I think documentation it over-rated, there, I said it again.

I see more and more of the new guys talking about documentation and not getting the results they want. Learn to feel your way through BBQ. You WILL end up a better cook.

For years, baking escaped me, especially pie crusts. And I had a great resource, Grandpa Sahara, my uncles dad, who learned to bake from a pastry chef while locked away in a WW2 concentration camp. When he returned, he ran a successful breakfast counter in Fresno for 25 years. And it was his pie. I finally got a chance to bake with him and noticed he was running the flour through his hands. I asked what he was doing. He said:

"you cannot learn to bake from recipes, nor will you ever be a good baker if you assume everything will always be the same. I am feeling the moisture in the flour, from this, I will know how much water to add, learn from the recipe, but, feel what you are doing"...
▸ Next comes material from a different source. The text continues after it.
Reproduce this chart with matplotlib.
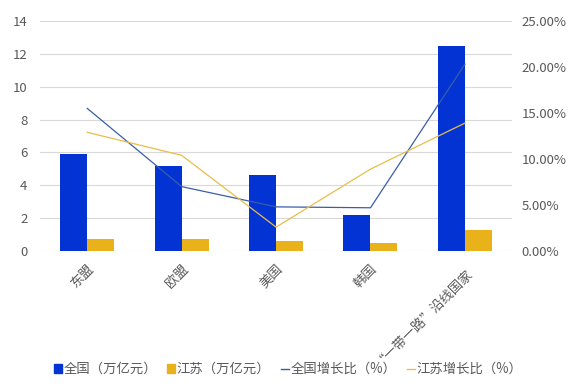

...and so we cooked, pies crust, cookies even bread, and he rarely measure, feeling the dough along the way, I learned a lot about using my hands, and my eyes, even my ears, to cook. When I asked him some years later, just before he died, why everyone else said you must follow recipes he said:

"people have to be shown how to cook, not everyone wants to learn that way, they want it to be easy, so they buy books, and follow recipes and believe, because the experts tell them so, that this is how you do it. But, if the air is humid, the recipe changes, if the mountain is high, the recipe changes, if it is summer, the recipe changes, you will never be a good cook, until you learn to cook, not read"

So, keep cooking, and pay attention to how it feels, looks and sounds.

Bing-farking-go right there. :clap2: I've been (hopefully) developing my instincts and intuition so that I will be able to cook anywhere under any circumstances without worry.

Don't get me wrong - gadgets can be fun and I will definitely geek out on an involved recipe from time to time, but my go to approach is "season it, smoke it 'till it's tender and then eat it" hopefully while relying mainly on my senses to tell me what the fire, conditions etc. are like for cooking. IMO the best thing to be looking at while cooking is the food and the cooker as opposed to devices and pieces of paper. I've been let down by devices, be they pit temp controllers or therms, so I don't like to count on them.

I'm pretty sure my approach, a lot of which is informed by my laziness, may keep me from getting the best possible result at times, but overall I have fun and like the food so I'm basically happy about the whole deal. If it isn't fun, I'm not gonna do it.
 
LOL, keep things simple my friend... i think you're on the right track. Worst thing you can do is constantly over think and analyze things. Meat, fire and smoke.